A solution is prepared by dissolving 7.00 g of glycerin (C3H8O3) in 201 g of ethanol (C2H5OH). The freezing point of the solution is ________°C. The freezing point of pure ethanol is -114.6°C at 1 atm. The molal-freezing-point-depression constant (Kf) for ethanol is 1.99°C/m. The molar masses of glycerin and of ethanol are 92.1 g/mol and 46.1 g/mol, respectively.

Answer 1

Answer:

The freezing point of the solution is -115.35 °C

Explanation:

Let's apply the coligative property of freezing point depression to solve this.

In this case solute is non-electrolytic so, we don't apply Van't Hoff factor.

ΔT = Kf. m

ΔT = T° freezing of solvent pure - T° freezing of solution.

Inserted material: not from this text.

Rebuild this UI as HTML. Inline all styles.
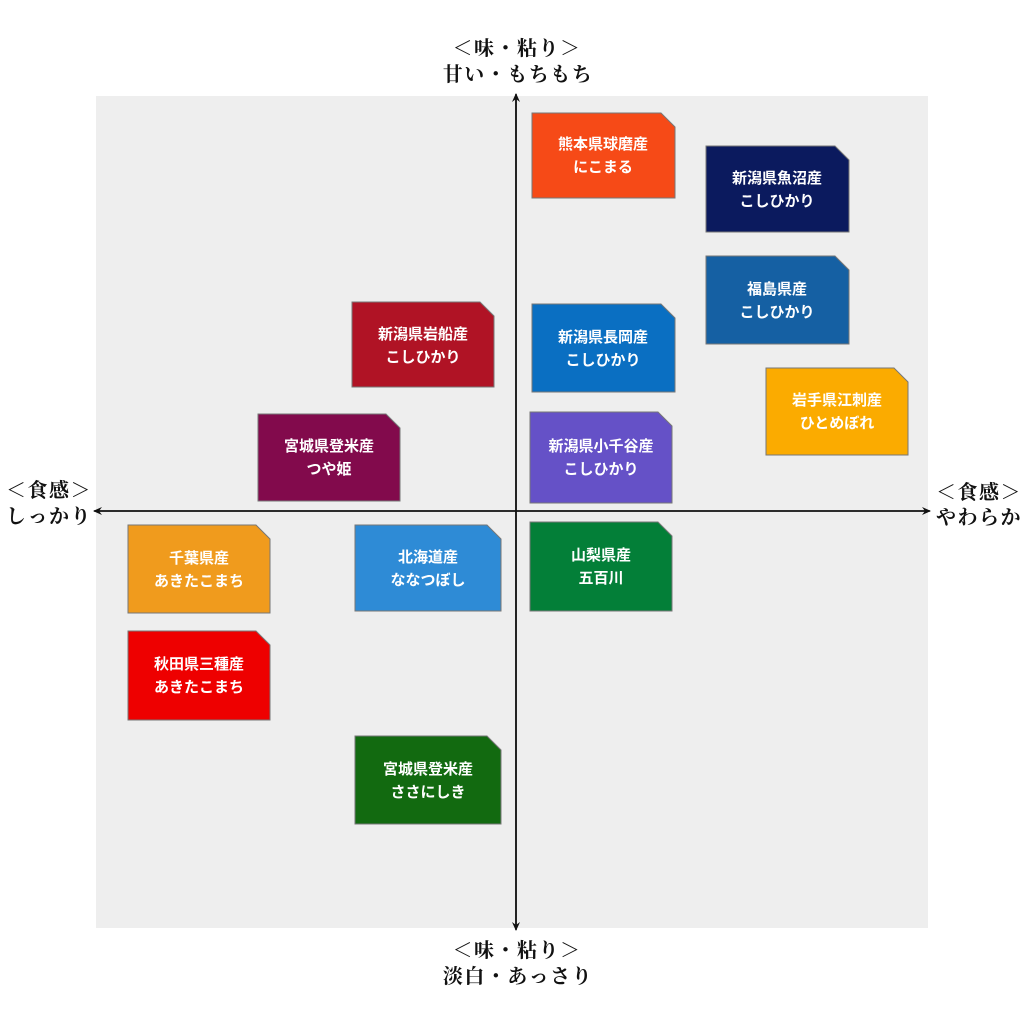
<!DOCTYPE html>
<html><head><meta charset="utf-8"><style>
html,body{margin:0;padding:0;background:#fff}
svg{display:block}
.lab{font-family:"Liberation Serif","Noto Serif CJK SC",serif;font-weight:bold;font-size:20px;letter-spacing:1.5px;fill:#111;text-anchor:middle}
.bt{font-family:"Liberation Sans","Noto Sans CJK JP",sans-serif;font-weight:bold;font-size:15px;fill:#fff;text-anchor:middle}
</style></head><body>
<svg width="1024" height="1024" viewBox="0 0 1024 1024" xmlns="http://www.w3.org/2000/svg">
<rect x="96" y="96" width="832" height="832" fill="#eeeeee"/>
<defs><marker id="a" markerWidth="10" markerHeight="10" refX="8" refY="5" orient="auto" markerUnits="userSpaceOnUse"><path d="M0,1 L9,5 L0,9 L3,5 Z" fill="#111"/></marker></defs>
<line x1="516" y1="928" x2="516" y2="94" stroke="#111" stroke-width="1.6" marker-end="url(#a)"/>
<line x1="516" y1="96" x2="516" y2="930" stroke="#111" stroke-width="1.6" marker-end="url(#a)"/>
<line x1="928" y1="511" x2="94" y2="511" stroke="#111" stroke-width="1.6" marker-end="url(#a)"/>
<line x1="96" y1="511" x2="930" y2="511" stroke="#111" stroke-width="1.6" marker-end="url(#a)"/>
<text class="lab" x="517" y="55">＜味・粘り＞</text>
<text class="lab" x="518" y="81">甘い・もちもち</text>
<text class="lab" x="517" y="957">＜味・粘り＞</text>
<text class="lab" x="518" y="983">淡白・あっさり</text>
<text class="lab" x="49" y="497">＜食感＞</text>
<text class="lab" x="49" y="523">しっかり</text>
<text class="lab" x="979" y="499">＜食感＞</text>
<text class="lab" x="979" y="524">やわらか</text>
<g stroke="#777" stroke-width="1">
<path d="M532,113H661L675,127V198H532Z" fill="#f64a17"/>
<path d="M706,146H835L849,160V232H706Z" fill="#0b1a5e"/>
<path d="M706,256H835L849,270V344H706Z" fill="#1560a3"/>
<path d="M352,302H480L494,316V387H352Z" fill="#b01325"/>
<path d="M532,304H661L675,318V392H532Z" fill="#0a6fc2"/>
<path d="M766,368H894L908,382V455H766Z" fill="#fbab00"/>
<path d="M258,414H386L400,428V501H258Z" fill="#820a4c"/>
<path d="M530,412H658L672,426V503H530Z" fill="#6551c7"/>
<path d="M128,525H256L270,539V613H128Z" fill="#f09b1d"/>
<path d="M355,525H487L501,539V611H355Z" fill="#2e8bd6"/>
<path d="M530,522H658L672,536V611H530Z" fill="#037f38"/>
<path d="M128,631H256L270,645V720H128Z" fill="#ee0000"/>
<path d="M355,736H487L501,750V824H355Z" fill="#126a10"/>
</g>
<g class="bt">
<text class="bt" x="603" y="149">熊本県球磨産</text><text class="bt" x="603" y="172">にこまる</text>
<text class="bt" x="777" y="183">新潟県魚沼産</text><text class="bt" x="777" y="206">こしひかり</text>
<text class="bt" x="777" y="294">福島県産</text><text class="bt" x="777" y="317">こしひかり</text>
<text class="bt" x="423" y="339">新潟県岩船産</text><text class="bt" x="423" y="362">こしひかり</text>
<text class="bt" x="603" y="342">新潟県長岡産</text><text class="bt" x="603" y="365">こしひかり</text>
<text class="bt" x="837" y="405">岩手県江刺産</text><text class="bt" x="837" y="428">ひとめぼれ</text>
<text class="bt" x="329" y="451">宮城県登米産</text><text class="bt" x="329" y="474">つや姫</text>
<text class="bt" x="601" y="451">新潟県小千谷産</text><text class="bt" x="601" y="474">こしひかり</text>
<text class="bt" x="199" y="563">千葉県産</text><text class="bt" x="199" y="586">あきたこまち</text>
<text class="bt" x="428" y="562">北海道産</text><text class="bt" x="428" y="585">ななつぼし</text>
<text class="bt" x="601" y="560">山梨県産</text><text class="bt" x="601" y="583">五百川</text>
<text class="bt" x="199" y="669">秋田県三種産</text><text class="bt" x="199" y="692">あきたこまち</text>
<text class="bt" x="428" y="774">宮城県登米産</text><text class="bt" x="428" y="797">ささにしき</text>
</g>
</svg>
</body></html>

Kf = molal-freezing-point-depression constant

m = molality ( moles of solute in 1kg of solvent)

Let's calculate molality

In 201 g of solvent we have 7 g of solute

In 1000 g we have __ ( 1000 .7) / 201 g = 34.8 g

Now let's convert to moles

Mass / Molar mass → 34.8 g / 92.09 g/m = 0.377 moles

ΔT = 1.99 °C/m . 0.377 m

ΔT = 0.75°C

ΔT = T° freezing of solvent pure - T° freezing of solution.

0.75°C = -114.6 °C - x

x = -114.6°C - 0.75°C

x = -115.35°C